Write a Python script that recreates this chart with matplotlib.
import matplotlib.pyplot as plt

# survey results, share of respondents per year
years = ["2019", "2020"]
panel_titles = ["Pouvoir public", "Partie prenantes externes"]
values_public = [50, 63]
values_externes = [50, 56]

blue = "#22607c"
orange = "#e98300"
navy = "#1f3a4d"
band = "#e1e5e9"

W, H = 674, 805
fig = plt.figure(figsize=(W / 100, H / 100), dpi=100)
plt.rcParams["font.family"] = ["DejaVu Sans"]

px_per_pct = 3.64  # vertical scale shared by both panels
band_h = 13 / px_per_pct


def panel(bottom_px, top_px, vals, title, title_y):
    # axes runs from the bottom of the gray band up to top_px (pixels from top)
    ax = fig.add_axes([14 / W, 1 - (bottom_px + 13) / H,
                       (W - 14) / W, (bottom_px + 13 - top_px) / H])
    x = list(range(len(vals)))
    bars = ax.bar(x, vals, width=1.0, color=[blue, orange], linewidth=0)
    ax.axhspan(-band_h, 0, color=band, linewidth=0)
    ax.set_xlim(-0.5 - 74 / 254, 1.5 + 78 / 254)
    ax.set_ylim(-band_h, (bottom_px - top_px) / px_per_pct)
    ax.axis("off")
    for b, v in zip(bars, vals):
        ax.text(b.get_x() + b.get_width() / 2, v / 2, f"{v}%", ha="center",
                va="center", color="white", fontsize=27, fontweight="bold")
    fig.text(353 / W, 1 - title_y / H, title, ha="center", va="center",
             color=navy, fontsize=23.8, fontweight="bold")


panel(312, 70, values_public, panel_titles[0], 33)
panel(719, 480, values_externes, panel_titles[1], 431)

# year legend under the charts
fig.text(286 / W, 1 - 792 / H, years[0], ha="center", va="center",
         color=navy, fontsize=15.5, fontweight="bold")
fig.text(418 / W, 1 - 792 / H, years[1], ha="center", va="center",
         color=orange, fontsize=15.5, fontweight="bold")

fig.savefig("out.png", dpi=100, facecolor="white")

■ ■ ■ ■ ■ ■ ■

# TASK REQUIREMENTS:
Reproduce each line of the material above precisely.

# RESULT OF THE EXERCISE:
Write a Python script that recreates this chart with matplotlib.
import matplotlib.pyplot as plt

# survey results, share of respondents per year
years = ["2019", "2020"]
panel_titles = ["Pouvoir public", "Partie prenantes externes"]
values_public = [50, 63]
values_externes = [50, 56]

blue = "#22607c"
orange = "#e98300"
navy = "#1f3a4d"
band = "#e1e5e9"

W, H = 674, 805
fig = plt.figure(figsize=(W / 100, H / 100), dpi=100)
plt.rcParams["font.family"] = ["DejaVu Sans"]

px_per_pct = 3.64  # vertical scale shared by both panels
band_h = 13 / px_per_pct


def panel(bottom_px, top_px, vals, title, title_y):
    # axes runs from the bottom of the gray band up to top_px (pixels from top)
    ax = fig.add_axes([14 / W, 1 - (bottom_px + 13) / H,
                       (W - 14) / W, (bottom_px + 13 - top_px) / H])
    x = list(range(len(vals)))
    bars = ax.bar(x, vals, width=1.0, color=[blue, orange], linewidth=0)
    ax.axhspan(-band_h, 0, color=band, linewidth=0)
    ax.set_xlim(-0.5 - 74 / 254, 1.5 + 78 / 254)
    ax.set_ylim(-band_h, (bottom_px - top_px) / px_per_pct)
    ax.axis("off")
    for b, v in zip(bars, vals):
        ax.text(b.get_x() + b.get_width() / 2, v / 2, f"{v}%", ha="center",
                va="center", color="white", fontsize=27, fontweight="bold")
    fig.text(353 / W, 1 - title_y / H, title, ha="center", va="center",
             color=navy, fontsize=23.8, fontweight="bold")


panel(312, 70, values_public, panel_titles[0], 33)
panel(719, 480, values_externes, panel_titles[1], 431)

# year legend under the charts
fig.text(286 / W, 1 - 792 / H, years[0], ha="center", va="center",
         color=navy, fontsize=15.5, fontweight="bold")
fig.text(418 / W, 1 - 792 / H, years[1], ha="center", va="center",
         color=orange, fontsize=15.5, fontweight="bold")

fig.savefig("out.png", dpi=100, facecolor="white")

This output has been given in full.